Blaine Harden conta essa história usando uma série de dados que nos ajudam a entender o que é a Coréia de Norte e seu regime político sustentado por um culto à personalidade profundamente arraigado na mente dos cidadãos. O relato é entrecortado com outras experiências de fuga do país bem sucedidas, as quais pela quantidade baixa já mostram o quanto o norte da península coreana é bastante fechado. Os regimes totalitários insistem em existir no mundo contemporâneo e por isso relatos como esse são importantes, para entendermos melhor a dimensão do absurdo contra o qual se é preciso engajar para a construção de um mundo melhor.

Apesar de não falarmos aqui de uma obra literária no sentido stricto sensu, vale ressaltar o fato de muitas pessoas ainda questionarem qual a função da arte em lutas concretas como as que se referem à derrubada de totalitarismos ainda existentes ou dos elementos totalitários que podemos encontrar em países com líderes autoritários.

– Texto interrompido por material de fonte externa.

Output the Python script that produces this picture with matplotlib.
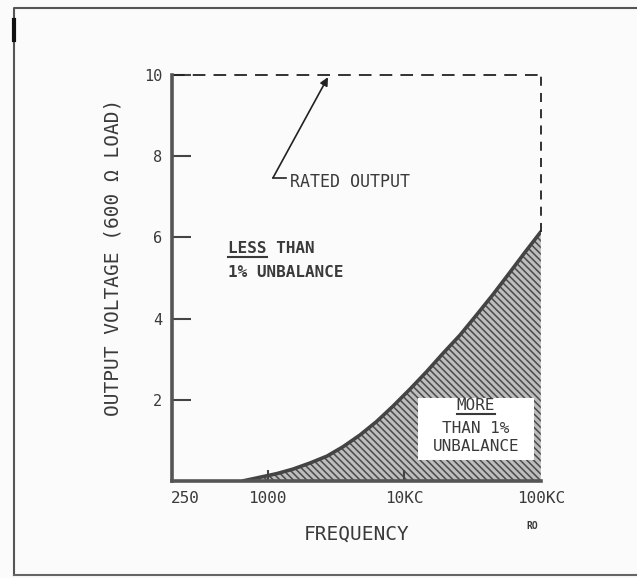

A literatura, inclusive a de não-ficção, deve tão somente falar desses fatos, se engajar, provocar nos leitores reações, debates, incômodos.

Como creio ter mencionado mais acima, relatos como os de Shin e Primo Levi são importantes por tocarem no absurdo que vivemos de uma maneira mais palpável. Esse absurdo pode inclusive residir nas celas de nossas prisões a todo instante desrespeitando direitos humanos. Muitas das vezes, é uma ótica mais inerente ao fato vivido, que nos coloca ali dentro, que permite que sintamos a atrocidade a qual vemos, mas sem o devido incômodo.

Quando pensamos em obras feitas por sujeitos que passaram por diversos tipos de agressões e mais tratos e ainda assim consegue produzir obras, o gesto de resistência fica mais evidente como um limiar além do qual só resta o vazio, o inominado. Blaine Harden consegue resgatar bem o sentido do fazer uma obra ao resgatar essa história de um residente de um campo desde o começo de sua vida. Somente por histórias como essa podemos nos despertar para o absurdo do wu que tenta negar a condição humana do outro e cria espaços de opressão que são símbolos do que não deve ser tolerado.